Literary societies and music clubs were popular with the school's students, but athletics gave the school its identity. During the 1894 football season, the team drove its opposition from the field like "chaff before the wind." The community and opposing teams started calling them "holy terrors," and the nickname of "Terrors" stuck. The highlight of the school's football program came in 1923, when it won a national championship, defeating St. James High School in suburban Boston.

Girls' athletics were not as well organized or competitive. Their physical education classes took place separately from the boys, and they would often walk down the street to the YWCA building, since the school had no designated space for girls' exercise.

But other opportunities beckoned for young women.

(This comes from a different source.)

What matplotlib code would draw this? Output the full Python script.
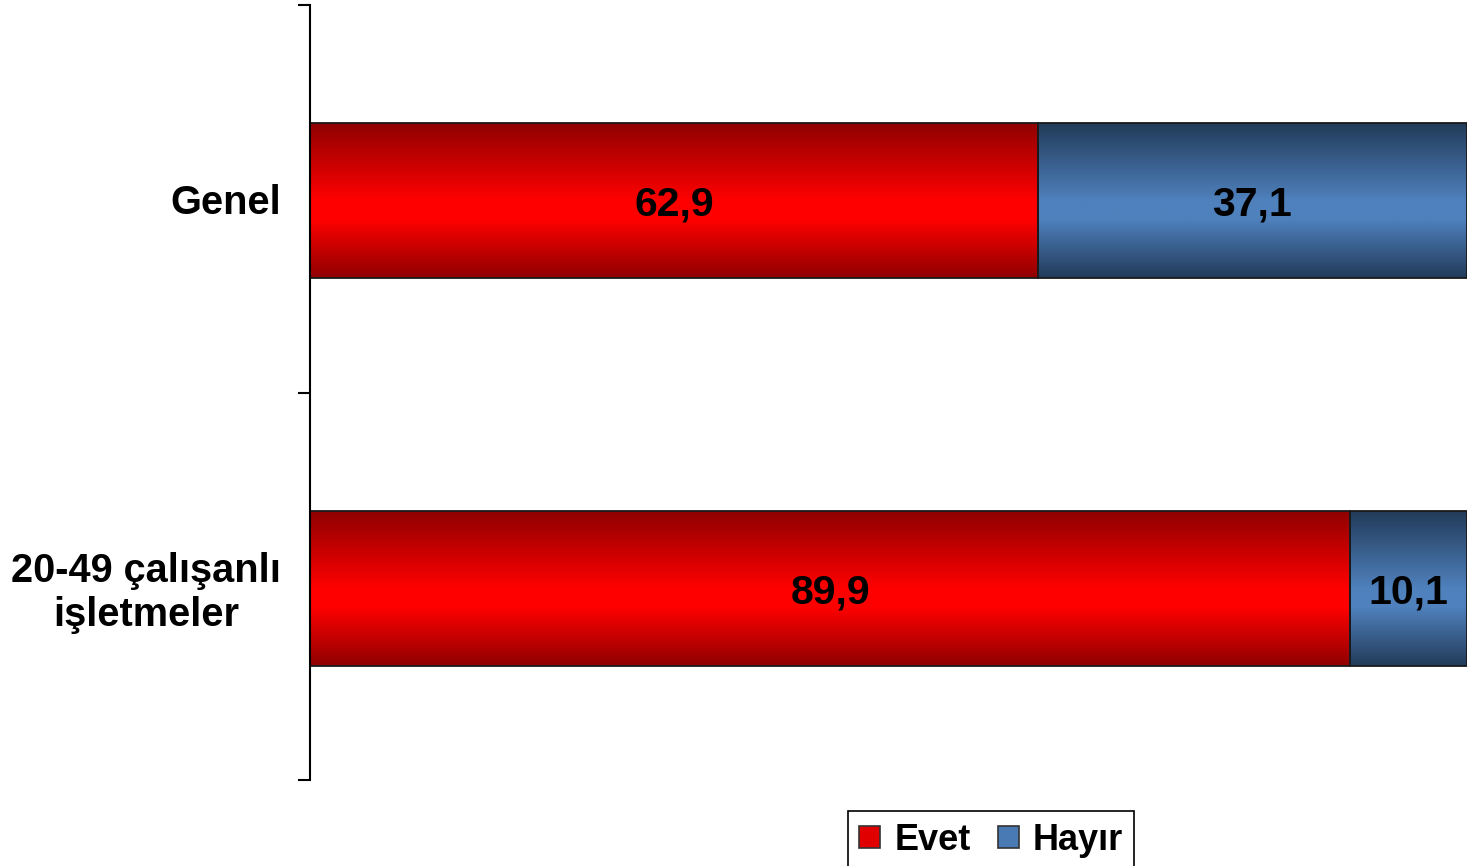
import numpy as np
import matplotlib.pyplot as plt
from matplotlib.colors import LinearSegmentedColormap
from matplotlib.patches import Rectangle

plt.rcParams['font.family'] = ['Liberation Sans', 'DejaVu Sans']

# data
categories = ['20-49 çalışanlı\nişletmeler', 'Genel']
evet = [89.9, 62.9]
hayir = [10.1, 37.1]
series_names = ['Evet', 'Hayır']

red_cmap = LinearSegmentedColormap.from_list(
    'red', [(0, '#8f0000'), (0.5, '#ff0000'), (0.62, '#ff0000'), (1, '#8f0000')])
blue_cmap = LinearSegmentedColormap.from_list(
    'blue', [(0, '#223b59'), (0.5, '#4f81bd'), (0.62, '#4f81bd'), (1, '#223b59')])

fig = plt.figure(figsize=(14.67, 8.66), dpi=100)
ax = fig.add_axes([310 / 1467, 86 / 866, 1 - 310 / 1467, 775 / 866])

ypos = np.arange(len(categories)) + 0.5
h = 0.4
grad = np.linspace(0, 1, 256).reshape(-1, 1)


def gradient_bar(y, left, width, cmap):
    ax.imshow(grad, cmap=cmap, aspect='auto', origin='upper',
              extent=(left, left + width, y - h / 2, y + h / 2), zorder=1)
    ax.add_patch(Rectangle((left, y - h / 2), width, h, facecolor='none',
                           edgecolor='#1a1a1a', linewidth=1.3, zorder=2))


for y, e, n in zip(ypos, evet, hayir):
    gradient_bar(y - 0.005, 0, e, red_cmap)
    gradient_bar(y - 0.005, e, n, blue_cmap)
    ax.text(e / 2, y - 0.005, f'{e:.1f}'.replace('.', ','), ha='center',
            va='center_baseline', fontsize=29.5, fontweight='bold', zorder=3)
    ax.text(e + n / 2, y - 0.005, f'{n:.1f}'.replace('.', ','), ha='center',
            va='center_baseline', fontsize=29.5, fontweight='bold', zorder=3)

ax.set_xlim(0, 100)
ax.set_ylim(0, len(categories))
for s in ['top', 'right', 'bottom']:
    ax.spines[s].set_visible(False)
ax.spines['left'].set_linewidth(1.5)
ax.set_xticks([])
ax.set_yticks([0, 1, 2])
ax.set_yticklabels([])
ax.tick_params(axis='y', which='major', length=9, width=1.5, direction='out')
ax.set_yticks(ypos, minor=True)
ax.set_yticklabels(categories, minor=True, fontsize=28.6, fontweight='bold',
                   multialignment='center', linespacing=1.2)
ax.tick_params(axis='y', which='minor', length=0, pad=21)

handles = [Rectangle((0, 0), 1, 1, facecolor='#e00000', edgecolor='#333333', linewidth=1.2),
           Rectangle((0, 0), 1, 1, facecolor='#4a7ab4', edgecolor='#333333', linewidth=1.2)]
leg = fig.legend(handles, series_names, loc='upper center',
                 bbox_to_anchor=(991 / 1467, 55 / 866), ncol=2, fancybox=False,
                 edgecolor='black', framealpha=1, handlelength=0.58, handleheight=0.58,
                 handletextpad=0.38, columnspacing=0.75, borderpad=0.33, borderaxespad=0,
                 prop={'size': 26, 'weight': 'bold'})
leg.get_frame().set_linewidth(1.2)

fig.savefig('out.png', dpi=100)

In 1927, a group of African-American girls formed the Howard Club, an organization devoted to the study of black authors.

New building, new name

Annexes were added to the grand old high school in 1913, 1920 and 1929 to make room for the growing student populations and expanding academic programs. By the time the last addition was added, the main building started showing its age. During a 1929 baccalaureate service in the auditorium, a skylight collapsed, slightly injuring a woman.

A growing, modern city needed a modern high school. In the late 1930s, the School Board took the recommendation of a Kansas City engineering firm and voted to demolish the 1892 schoolhouse. It was replaced with the building we know today. Edward Bunts, a 1921 graduate of CSHS, designed the simple, angular structure. At the time, the building was called "one of the West's most attractive architectural designs."